O cidadão já não aceita comprar sem saber a origem do produto, da embalagem, do processo produtivo. O investidor, mesmo de varejo, já questiona práticas socioambientais. E os talentos, cada vez mais conscientes, escolhem trabalhar em empresas que tenham propósito. Pequenas e médias empresas que ignorarem essa realidade perderão competitividade, clientes e profissionais qualificados.
É preciso compreender que ESG não é custo, mas investimento. Uma padaria que decide reduzir o desperdício de alimentos, uma farmácia que cria um conselho com participação de funcionários e clientes, uma startup que adota diversidade como princípio de contratação — todas estão praticando governança e sustentabilidade. O que muda agora é que essas práticas terão de ser registradas, mensuradas e comunicadas.
Nesse cenário, o administrador assume protagonismo. O contador assina os relatórios, o advogado garante a legalidade, mas é o administrador quem planeja, organiza e integra. É ele quem define como a empresa vai lidar com resíduos sólidos, diversidade no ambiente de trabalho, impactos ambientais e sociais. É ele quem garante que a governança não seja apenas discurso, mas prática que sustenta o valor da organização no longo prazo.
O administrador precisa ser diplomata, comunicador, estrategista. Precisa entender que governança não é apenas sobre números, mas sobre alinhar interesses de diferentes públicos: acionistas, clientes, profissionais, comunidade. Precisa transformar propósito em estratégia e sustentabilidade em valor.
Aqui vai uma provocação necessária. Estamos realmente preparados para essa revolução regulatória ou ainda tratamos ESG como marketing? Durante muito tempo, responsabilidade social foi vista como uma forma de melhorar a imagem perante o público. Executivos diziam que era algo sem relevância prática. Hoje, sabemos que ESG aumenta EBITDA, fideliza clientes, atrai talentos e reduz riscos regulatórios. Mas ainda há empresas que usam o tema apenas como peça publicitária, sem prática concreta.

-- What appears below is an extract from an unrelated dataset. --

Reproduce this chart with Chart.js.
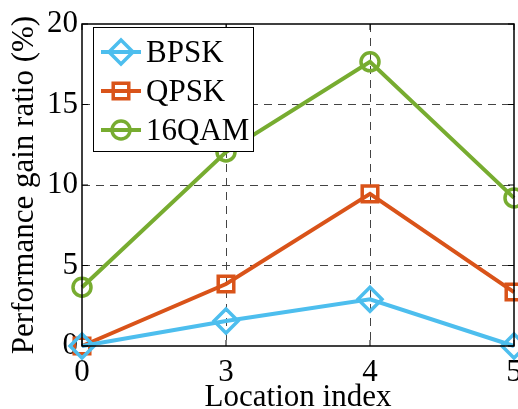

A partir de 2027, não haverá mais espaço para maquiagem verde. Relatórios terão de mostrar dados, métricas, resultados. O mercado financeiro já acordou: investidores institucionais só aplicam recursos em empresas que prestam contas dessas dimensões. O Fórum Econômico Mundial discute o tema há anos. E a sociedade, cada vez mais ativa, exige saber de onde vem o produto, a embalagem, o propósito da organização.
Portanto, a pergunta que precisamos responder é: estamos prontos para transformar ESG em prática estratégica ou continuaremos a tratá-lo como marketing? Se a resposta for a segunda, estaremos condenados a perder valor, credibilidade e relevância.
O futuro da governança é integrar o econômico ao socioambiental. É transformar propósito em estratégia e sustentabilidade em valor. O administrador é peça fundamental nesse processo. Ele precisa abandonar a visão de curto prazo e assumir o papel de maestro, coordenando talentos, energizando organizações e garantindo que o amor pelo que se faz esteja presente no ambiente de trabalho.
Em 2027, a obrigação regulatória será apenas o início. O verdadeiro desafio é cultural: deixar de ver ESG como discurso e assumir que sustentabilidade é, de fato, o caminho para a longevidade das organizações.